June 21, 2017

Contact: Sen Cowles: (608) 266-0484 / Rep Jacque: (920) 819-8066

‘Ruff’ Burden on Law Enforcement Removed by Cowles/Jacque Bill

2017 Assembly Bill 58 Signed into Law

MADISON- Senator Robert Cowles (R-Green Bay) and Representative André Jacque (R-De Pere) released the following statement after Assembly Bill 58 was signed into law by Governor Scott Walker during a visit to the Green Bay Police Department today:

“Until today, handlers, who regularly spend 40 hours a week or more with their K-9 partner, found their hands tied by state statutes while a crucial member of the police force sat on the sidelines,” said Senator Cowles. “By allowing K-9 officers to stay in the field after a biting event, law enforcement will save the tax payers money and continue to protect public safety with one of the best tools available to them. I would like to thank my co-author, Representative Jacque, and all of the co-sponsors for their hard work on this bill.”

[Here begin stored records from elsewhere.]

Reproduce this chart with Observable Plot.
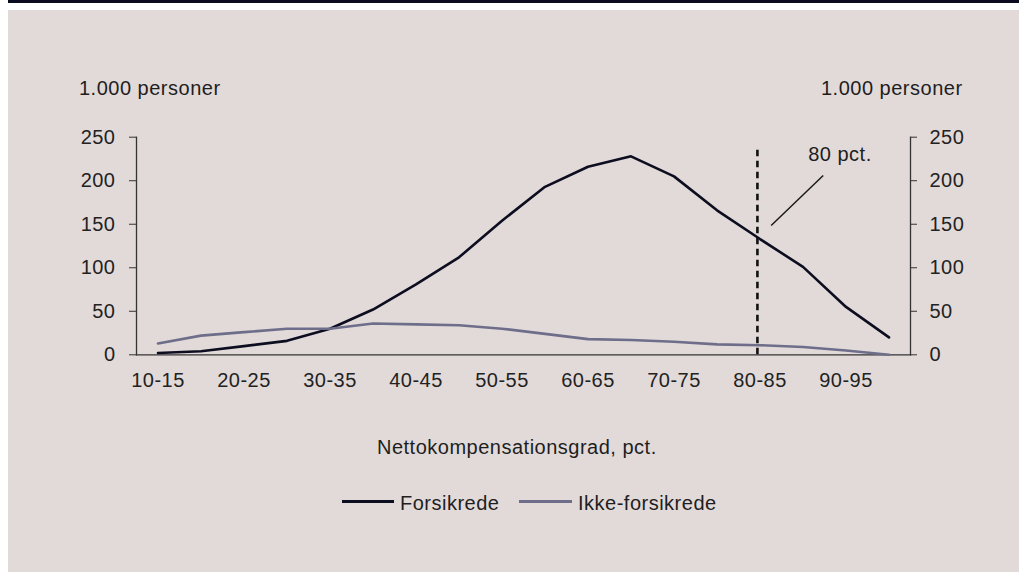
<!DOCTYPE html>
<html>
<head>
<meta charset="utf-8">
<script src="https://cdn.jsdelivr.net/npm/d3@7"></script>
<script src="https://cdn.jsdelivr.net/npm/@observablehq/plot@0.6"></script>
<style>
  html, body { margin: 0; padding: 0; background: #ffffff; width: 1019px; height: 572px; overflow: hidden; }
  body { position: relative; font-family: "Liberation Sans", Arial, sans-serif; color: #1e1e1e; }
  #topbar { position: absolute; left: 8px; top: 0; width: 1011px; height: 3px; background: #0b0b1f; }
  #panel { position: absolute; left: 8px; top: 10px; width: 1011px; height: 562px; background: #e2dad9; }
  .txt { position: absolute; font-size: 20px; letter-spacing: 0.5px; white-space: nowrap; line-height: 1; }
  #chart { position: absolute; left: 0; top: 100px; }
  .sw { position: absolute; height: 3px; }
</style>
</head>
<body>
<div id="topbar"></div>
<div id="panel"></div>
<div class="txt" id="unitL" style="left:79px; top:78px;">1.000 personer</div>
<div class="txt" id="unitR" style="left:821px; top:78px;">1.000 personer</div>
<div id="chart"></div>
<div class="txt" id="xtitle" style="left:377px; top:437px;">Nettokompensationsgrad, pct.</div>
<div class="sw" style="left:342px; top:500px; width:52px; background:#0d0d20;"></div>
<div class="txt" style="left:400px; top:493px;">Forsikrede</div>
<div class="sw" style="left:519px; top:500px; width:53px; background:#6e6e8a;"></div>
<div class="txt" style="left:578px; top:493px;">Ikke-forsikrede</div>
<script>
const categories = ["10-15","15-20","20-25","25-30","30-35","35-40","40-45","45-50","50-55","55-60","60-65","65-70","70-75","75-80","80-85","85-90","90-95","95-100"];
const forsikrede = [2,4,10,16,30,52,81,112,154,193,216,228,205,166,133,101,55,20];
const ikkeForsikrede = [13,22,26,30,30,36,35,34,30,24,18,17,15,12,11,9,5,0];
const tickLabels = ["10-15","20-25","30-35","40-45","50-55","60-65","70-75","80-85","90-95"];
const yTicks = [0,50,100,150,200,250];
const seriesNames = ["Forsikrede","Ikke-forsikrede"];
const seriesColors = ["#0d0d20","#6e6e8a"];
const annotationText = "80 pct.";
const markerX = 82.2;       // position of dashed 80 pct. line (category-midpoint units)
const markerTop = 235;
const leader = {x1: 83.8, y1: 148.6, x2: 89.85, y2: 206};
const annotationPos = {x: 88.1, y: 230};

const mid = c => { const [a,b] = c.split("-").map(Number); return (a+b)/2; };
const labelByMid = new Map(categories.map(c => [mid(c), c]));

const data = [];
categories.forEach((c,i) => {
  data.push({series: seriesNames[0], x: mid(c), y: forsikrede[i]});
  data.push({series: seriesNames[1], x: mid(c), y: ikkeForsikrede[i]});
});

const font = "Liberation Sans, Arial, sans-serif";
const chart = Plot.plot({
  width: 1019,
  height: 300,
  marginLeft: 136,
  marginRight: 109,
  marginTop: 36.7,
  marginBottom: 45.7,
  style: {background: "transparent", fontFamily: font, fontSize: "20px", color: "#222", letterSpacing: "0.5px", overflow: "visible"},
  x: {type: "linear", domain: [10, 100]},
  y: {domain: [0, 250]},
  color: {domain: seriesNames, range: seriesColors},
  marks: [
    Plot.frame({anchor: "left", stroke: "#333", strokeWidth: 1.3}),
    Plot.frame({anchor: "right", stroke: "#333", strokeWidth: 1.3}),
    Plot.frame({anchor: "bottom", stroke: "#333", strokeWidth: 1.3}),
    Plot.axisY({anchor: "left", ticks: yTicks, tickSize: 7, tickPadding: 14, label: null, stroke: "#333"}),
    Plot.axisY({anchor: "right", ticks: yTicks, tickSize: 6, tickPadding: 13, label: null, stroke: "#333"}),
    Plot.axisX({ticks: tickLabels.map(mid), tickFormat: d => labelByMid.get(d), tickSize: 0, tickPadding: 18, label: null}),
    Plot.ruleX([markerX], {y1: 0, y2: markerTop, stroke: "#111", strokeWidth: 2.6, strokeDasharray: "6.5,4.5"}),
    Plot.line(data, {x: "x", y: "y", z: "series", stroke: "series", strokeWidth: 2.6, strokeLinejoin: "miter"}),
    Plot.link([leader], {x1: "x1", y1: "y1", x2: "x2", y2: "y2", stroke: "#1a1a1a", strokeWidth: 1.5}),
    Plot.text([annotationPos], {x: "x", y: "y", text: () => annotationText, textAnchor: "start", lineAnchor: "middle", fontSize: 20, fill: "#1e1e1e"})
  ]
});
document.getElementById("chart").appendChild(chart);
</script>
</body>
</html>
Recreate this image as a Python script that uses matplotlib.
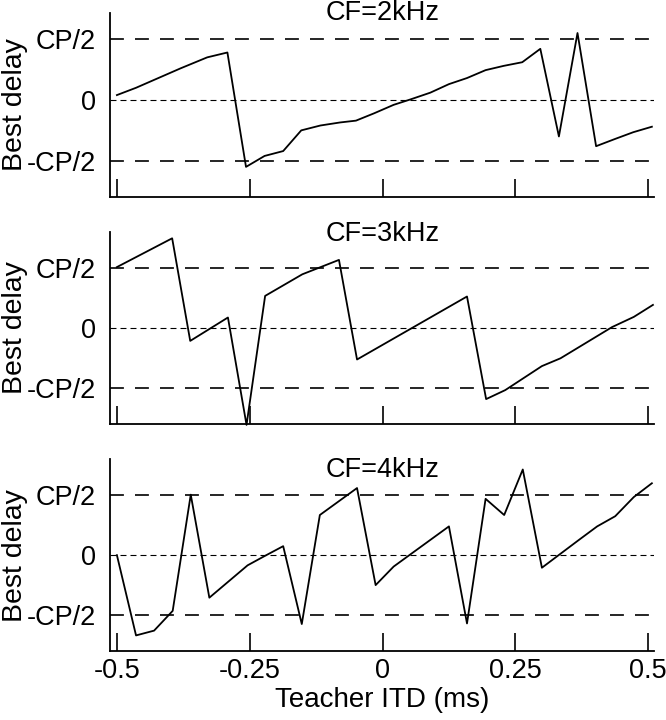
import matplotlib
matplotlib.use('Agg')
import matplotlib.pyplot as plt

plt.rcParams['font.family'] = ['Liberation Sans', 'DejaVu Sans']
plt.rcParams['axes.unicode_minus'] = False
plt.rcParams['lines.scale_dashes'] = False

# ---- data (Best delay in units of characteristic period CP) ----
itd_2k = [-0.50, -0.464, -0.38, -0.33, -0.292, -0.257, -0.222, -0.187, -0.153, -0.117,
          -0.08, -0.05, -0.016, 0.021, 0.053, 0.09, 0.125, 0.159, 0.194, 0.228,
          0.263, 0.297, 0.332, 0.367, 0.402, 0.438, 0.472, 0.507]
bd_2k = [0.04, 0.10, 0.26, 0.35, 0.39, -0.55, -0.46, -0.42, -0.25, -0.21,
         -0.185, -0.17, -0.11, -0.04, 0.005, 0.06, 0.13, 0.18, 0.245, 0.28,
         0.31, 0.42, -0.30, 0.55, -0.38, -0.32, -0.265, -0.22]

itd_3k = [-0.50, -0.396, -0.362, -0.291, -0.256, -0.221, -0.151, -0.082, -0.048,
          0.159, 0.195, 0.231, 0.30, 0.335, 0.432, 0.473, 0.509]
bd_3k = [0.505, 0.745, -0.11, 0.085, -0.81, 0.265, 0.445, 0.565, -0.265,
         0.26, -0.595, -0.52, -0.32, -0.255, 0.005, 0.09, 0.19]

itd_4k = [-0.50, -0.464, -0.43, -0.395, -0.361, -0.326, -0.254, -0.223, -0.187, -0.152,
          -0.118, -0.048, -0.013, 0.021, 0.125, 0.159, 0.194, 0.229, 0.264, 0.30,
          0.369, 0.404, 0.438, 0.473, 0.507]
bd_4k = [0.0, -0.67, -0.63, -0.465, 0.505, -0.355, -0.085, -0.01, 0.075, -0.575,
         0.335, 0.56, -0.25, -0.095, 0.24, -0.57, 0.47, 0.335, 0.715, -0.105,
         0.125, 0.24, 0.325, 0.485, 0.6]

panel_titles = ['CF=2kHz', 'CF=3kHz', 'CF=4kHz']
ytick_vals = [0.5, 0.0, -0.5]
ytick_labels = ['CP/2', '0', '-CP/2']
xtick_vals = [-0.5, -0.25, 0, 0.25, 0.5]
xtick_labels = ['-0.5', '-0.25', '0', '0.25', '0.5']

series = [(itd_2k, bd_2k), (itd_3k, bd_3k), (itd_4k, bd_4k)]

# ---- layout ----
W, H = 666, 720
fig = plt.figure(figsize=(W / 100, H / 100), dpi=100)
left_px, right_px = 110, 654
panels_px = [(13.3, 196.7), (231.7, 423.7), (459.3, 651.0)]
ylims = [(-0.795, 0.712), (-0.8, 0.8), (-0.8, 0.8)]
title_y = [0.962, 0.95, 0.909]

FS = 19.5
for i, ((top, bot), (xs, ys)) in enumerate(zip(panels_px, series)):
    ax = fig.add_axes([left_px / W, 1 - bot / H, (right_px - left_px) / W, (bot - top) / H])
    ax.plot(xs, ys, color='black', lw=1.3, clip_on=False, zorder=3)
    ax.axhline(0.5, color='black', lw=1.2, dashes=(10, 8), zorder=2)
    ax.axhline(-0.5, color='black', lw=1.2, dashes=(10, 8), zorder=2)
    ax.axhline(0.0, color='black', lw=0.8, dashes=(4.3, 2.9), zorder=2)
    ax.set_xlim(-0.513, 0.511)
    ax.set_ylim(*ylims[i])
    for s in ['top', 'right']:
        ax.spines[s].set_visible(False)
    for s in ['left', 'bottom']:
        ax.spines[s].set_linewidth(1.3)
    ax.set_xticks(xtick_vals)
    ax.tick_params(axis='x', direction='in', length=13, width=1.2, pad=5, labelsize=FS)
    if i < 2:
        ax.set_xticklabels([])
    else:
        ax.set_xticklabels(xtick_labels)
        ax.set_xlabel('Teacher ITD (ms)', fontsize=20)
        ax.xaxis.set_label_coords(0.5, -0.19)
    ax.set_yticks(ytick_vals)
    ax.set_yticklabels(ytick_labels)
    ax.tick_params(axis='y', length=0, pad=10, labelsize=FS)
    ax.set_ylabel('Best delay', fontsize=20.5)
    ax.yaxis.set_label_coords(-0.15, 0.5)
    ax.text(0, title_y[i], panel_titles[i], transform=ax.get_xaxis_transform(),
            ha='center', va='baseline', fontsize=FS)

fig.savefig('out.png', dpi=100)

“I am proud to see this commonsense bi-partisan legislation signed into law today, removing an obsolete and costly mandate on law enforcement that was shown to hinder, rather than improve public safety,” said Representative Jacque. “Law enforcement K-9 units have repeatedly demonstrated their value as a highly trained asset to their departments, solving crimes and keeping our community safe.  I am very appreciative of Sen. Cowles for his leadership in getting this bill through the State Senate, and deeply thankful to Green Bay Police K9 Unit Lieutenant Matt Van Egeren and Oconto County Sheriff’s Deputy Todd Skarban, President of the Wisconsin Law Enforcement Canine Handler Association, for working with me to draft and pass AB 58.”

Previously, the law required a K-9 officer to receive three check-ups from a veterinarian over the ten-day period following a biting incident and confinement outside of work duties. 2017 Assembly Bill 58, now referred to as 2017 Act 23, allows for the K-9 officer to remain at work while the handler monitors their health and reports any abnormal behavior to the health department. The bill was supported by a broad coalition of law enforcement groups, including the Chiefs of Police Association, Professional Police Association, Badger State Sheriffs’ Association, Sheriffs and Deputy Sheriffs Association, and Troopers Association.